The Coolest Monkey in the Jungle: Children, Pain, and Shame
How to immunize children from the impact of negative stereotypes.
Posted Jan 10, 2018
By now, you’ve probably seen the most contentious image of 2018, featured in an H&M advertisement that was recently pulled from the store’s website. The advertisement featured a black boy wearing a hooded sweatshirt that bears the phrase, “Coolest Monkey in the Jungle." In less than 72 hours, this visual sparked outrage, protests, and calls for systemic changes at the retail company. While some people argue that the sweatshirt is nothing more than a hip representation of pop culture and a whimsical attempt to generally poke fun at kids, others contend that because of the global history and ongoing practice of dehumanizing black people by drawing derogatory comparisons of the black race to the lower animal kingdom, this ad campaign reinforces destructive stereotypes, and is therefore psychically damaging, invoking pain and shame on black children and others in the larger race.
Why It Matters
Various data show that negative societal biases about the humanity of black children do indeed exist. This sort of research informs my stance that regardless of H & M's intent, this advertisement lacks any redemptive value. Whatever your opinion of this particular image may be, the truth is that there are children who are victimized by harmful stereotypical images or events every single day.
Is it possible then, for parents to help their kids to cope effectively with such scenarios? The answer is yes, which is a good thing because societal biases won’t go away overnight, and parents can’t sanitize their children’s environments to eliminate all the bad things that can denigrate them.
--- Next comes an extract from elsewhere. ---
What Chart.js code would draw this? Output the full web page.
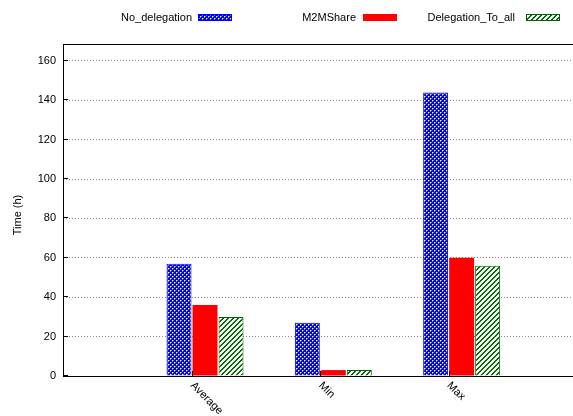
<!DOCTYPE html>
<html>
<head>
<meta charset="utf-8">
<script src="https://cdn.jsdelivr.net/npm/chart.js@4/dist/chart.umd.min.js"></script>
<style>
  html, body { margin: 0; padding: 0; background: #fff; }
  #wrap { width: 573px; height: 416px; }
</style>
</head>
<body>
<div id="wrap"><canvas id="chart" width="573" height="416"></canvas></div>
<script>
// Measured completion times per strategy (hours)
const categories = ['Average', 'Min', 'Max'];
const seriesNames = ['No_delegation', 'M2MShare', 'Delegation_To_all'];
const noDelegation = [57, 27, 144];
const m2mShare = [36, 3, 60];
const delegationToAll = [30, 3, 56];
const yTickValues = [0, 20, 40, 60, 80, 100, 120, 140, 160];

const FONT = '"Liberation Sans", Arial, Helvetica, sans-serif';

// Fill patterns in the gnuplot style
function makePattern(size, painter) {
  const c = document.createElement('canvas');
  c.width = size; c.height = size;
  const g = c.getContext('2d');
  g.fillStyle = '#fff';
  g.fillRect(0, 0, size, size);
  painter(g, size);
  return g.createPattern(c, 'repeat');
}
// blue field with staggered white holes
const crossHatch = makePattern(4, (g, s) => {
  g.fillStyle = '#0000ff';
  g.fillRect(0, 0, s, s);
  g.fillStyle = '#ffffff';
  [[0, 0], [2, 2]].forEach(([x, y]) => g.fillRect(x, y, 1, 1));
  g.fillStyle = 'rgba(255,255,255,0.45)';
  [[1, 0], [0, 1], [3, 2], [2, 3]].forEach(([x, y]) => g.fillRect(x, y, 1, 1));
});
// green "/" hatching
const diagHatch = makePattern(5, (g, s) => {
  g.fillStyle = '#007000';
  for (let x = 0; x < s; x++) {
    for (let y = 0; y < s; y++) {
      const a = (x + y) % 5;
      if (a === 0 || a === 1) g.fillRect(x, y, 1, 1);
    }
  }
});

const toPoints = arr => arr.map((v, i) => ({ x: i, y: v }));

const datasets = [
  { label: seriesNames[0], data: toPoints(noDelegation), backgroundColor: crossHatch, borderColor: '#0000ff', borderWidth: 1 },
  { label: seriesNames[1], data: toPoints(m2mShare), backgroundColor: '#ff0000', borderColor: '#ff0000', borderWidth: 0 },
  { label: seriesNames[2], data: toPoints(delegationToAll), backgroundColor: diagHatch, borderColor: '#006400', borderWidth: 1 }
];

// Frame, inward ticks, rotated category labels, axis title and key
const decorations = {
  id: 'decorations',
  afterDatasetsDraw(chart) {
    const { ctx, chartArea: a } = chart;
    const xs = chart.scales.x, ys = chart.scales.y;
    ctx.save();
    ctx.strokeStyle = '#000';
    ctx.lineWidth = 1;
    ctx.setLineDash([]);
    // frame: top and left
    ctx.beginPath();
    ctx.moveTo(a.left, a.top + 0.5);
    ctx.lineTo(a.right, a.top + 0.5);
    ctx.moveTo(a.left + 0.5, a.top);
    ctx.lineTo(a.left + 0.5, a.bottom);
    ctx.stroke();
    // inward y ticks
    yTickValues.forEach(v => {
      const y = Math.round(ys.getPixelForValue(v)) - 0.5;
      ctx.beginPath();
      ctx.moveTo(a.left, y);
      ctx.lineTo(a.left + 5, y);
      ctx.stroke();
    });
    // x ticks
    categories.forEach((c, i) => {
      const x = Math.round(xs.getPixelForValue(i)) - 13 + 0.5;
      ctx.beginPath();
      ctx.moveTo(x, a.bottom);
      ctx.lineTo(x, a.bottom - 5);
      ctx.stroke();
    });
    // rotated category labels
    ctx.fillStyle = '#000';
    ctx.font = '11px ' + FONT;
    ctx.textAlign = 'left';
    ctx.textBaseline = 'top';
    categories.forEach((c, i) => {
      const x = xs.getPixelForValue(i) - 9;
      ctx.save();
      ctx.translate(x, a.bottom + 4);
      ctx.rotate(Math.PI / 4);
      ctx.fillText(c, 0, 0);
      ctx.restore();
    });
    // y axis title
    ctx.save();
    ctx.translate(18, 215);
    ctx.rotate(-Math.PI / 2);
    ctx.textAlign = 'center';
    ctx.textBaseline = 'middle';
    ctx.fillText('Time (h)', 0, 0);
    ctx.restore();
    // key
    const keyTextRight = [192, 356, 515];
    const keySwatchLeft = [198, 363, 526];
    const keyWidth = 34, keyTop = 14, keyH = 7;
    chart.data.datasets.forEach((ds, i) => {
      ctx.textAlign = 'right';
      ctx.textBaseline = 'middle';
      ctx.fillStyle = '#000';
      ctx.fillText(ds.label, keyTextRight[i], 18);
      ctx.fillStyle = ds.backgroundColor;
      ctx.fillRect(keySwatchLeft[i], keyTop, keyWidth, keyH);
      if (ds.borderWidth) {
        ctx.strokeStyle = ds.borderColor;
        ctx.strokeRect(keySwatchLeft[i] + 0.5, keyTop + 0.5, keyWidth - 1, keyH - 1);
      }
    });
    ctx.restore();
  }
};

new Chart(document.getElementById('chart'), {
  type: 'bar',
  data: { datasets },
  options: {
    responsive: false,
    animation: false,
    devicePixelRatio: 1,
    categoryPercentage: 0.608,
    barPercentage: 0.96,
    layout: { padding: { top: 44, right: 0, left: 0, bottom: 0 } },
    plugins: { legend: { display: false }, tooltip: { enabled: false } },
    scales: {
      x: {
        type: 'linear',
        offset: false,
        min: -1.107,
        max: 2.868,
        afterBuildTicks: s => { s.ticks = categories.map((c, i) => ({ value: i })); },
        afterFit: s => { s.height = 40; },
        ticks: { display: false },
        grid: { display: false, offset: false },
        border: { display: true, color: '#000', width: 1 }
      },
      y: {
        min: 0,
        max: 168.6,
        afterBuildTicks: s => { s.ticks = yTickValues.map(v => ({ value: v })); },
        afterFit: s => { s.width = 63; },
        ticks: { padding: 7, color: '#000', font: { family: FONT, size: 11 } },
        grid: { color: '#8a8a8a', drawTicks: false, lineWidth: 1 },
        border: { display: false, dash: [1, 2] }
      }
    }
  },
  plugins: [decorations]
});
</script>
</body>
</html>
Empowering Strategies that Work
Here are three concrete strategies to help children to deal with thorny situations that threaten to assault their humanity or mental health:
1. Arm your children with information. There is truth to the saying that knowledge is power. When children learn about their personal history – the history of their family, their community, or their race, they are less likely to internalize the lies or negative notions being promulgated about them. Black children who learn important verifiable facts about their ancestry know that the oldest recorded human remains were found on the African continent. Having this knowledge will make them immediately aware of the absurdity of the idea that blacks are closer to animals or less evolved as human beings than any other race. An informed child who sees a sweatshirt with negative messaging will likely harbor feelings of disappointment or disgust, but he won’t hold on to the more harmful sentiments of personal inferiority or despair.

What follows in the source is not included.